Sampai Oktober, stok gula di gudang PTPN XI mencapai 276.913 ton dan 140.275 ton diantaranya adalah milik PTPN XI. Setiap tutup tahun, gudang gudang PTPN XI hanya harus menyisahkan 30 ton saja.
”Artinya, gudang kami melimpah. Gula yang lama ngendon di gudang nilainya terus turun. Kami juga harus berburu waktu untuk menjual sesuai target,” ujarnya.
Ditambahkan Agung Yuniarto, staf Sekper PTPN XI, permasalahan muncul saat memasuki 2014. Direksi melihat, harga gula di pasaran terus merosot.
Kemudian, pemerintah menetapkan HPP pada Mei. Direksi sendiri sempat ingin melepaskan petani tanpa bantaun dana talangan.
Namun, managemen memilih tetap mengupayakan dana talangan itu dengan catatan disesuaikan dengan kemampuan likuiditas dan cash flow perusahaan. Situasi semakin rumit ketika pemerintah merevisi HPP dari Rp 8.250 menjadi RP 8.500 pada Agustus.
Petani menuntut PTPN XI memberikan dana talangan sesuai dengan HPP baru. Permintaan itu ditolak direksi. ”Harga gula di pasaran jauh dari HPP. Siapa yang mau menanggung kerugian? Apalagi gula kita tidak bisa dijual karena pasar Indonesia Timur dipenuhi gula impor,” ungkap Agung.
Selama ini, PTPN XI mendapatkan keuntungan dari bagi hasil proses produksi gula. Agung menjelaskan, skama bagi hasilnya dibagi tiga. Pertama, bila randemennya sampai 6 persen, maka 66 persen milik petani dan 34 persen menjadi hak pabrik gula (PG).
Lalu untuk randemen 6-8 persen, selisih 2 persen dibagi menjadi 70 persen milik petani dan sisanya diberikan ke PG. kemudian, bila randemen di atas 8 persen, prosentase pembagiannya 75 persen milik petani dan 25 persen menjadi hak PG.

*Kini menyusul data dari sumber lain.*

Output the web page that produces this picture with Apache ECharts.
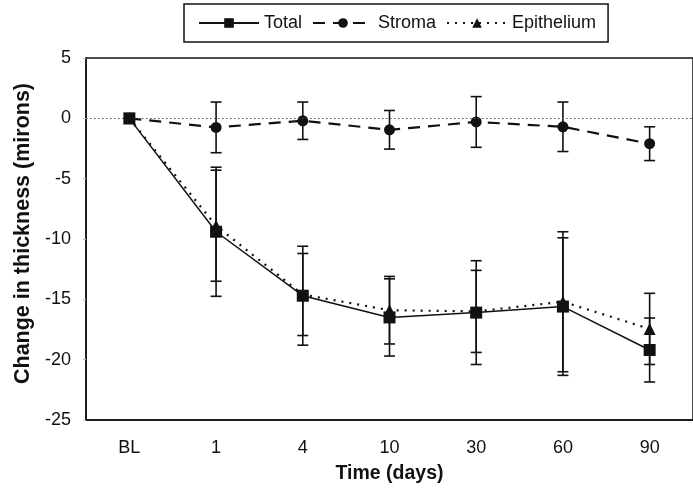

Selain itu, PTPN XI memiliki sekitar 8.600 hektar lahan tebu yang juga diproduksi menjadi gula. Sedangkan tebu rakyat yang ada di wilayahnya mencapai 36 ribu hektar. Rata-rata, randemen tebu milik PTPN XI mencapai 7,26 persen.
”Kalau tebu rakyat atau petani sampai Agustus ini rata-rata 6,95 persen,” katanya.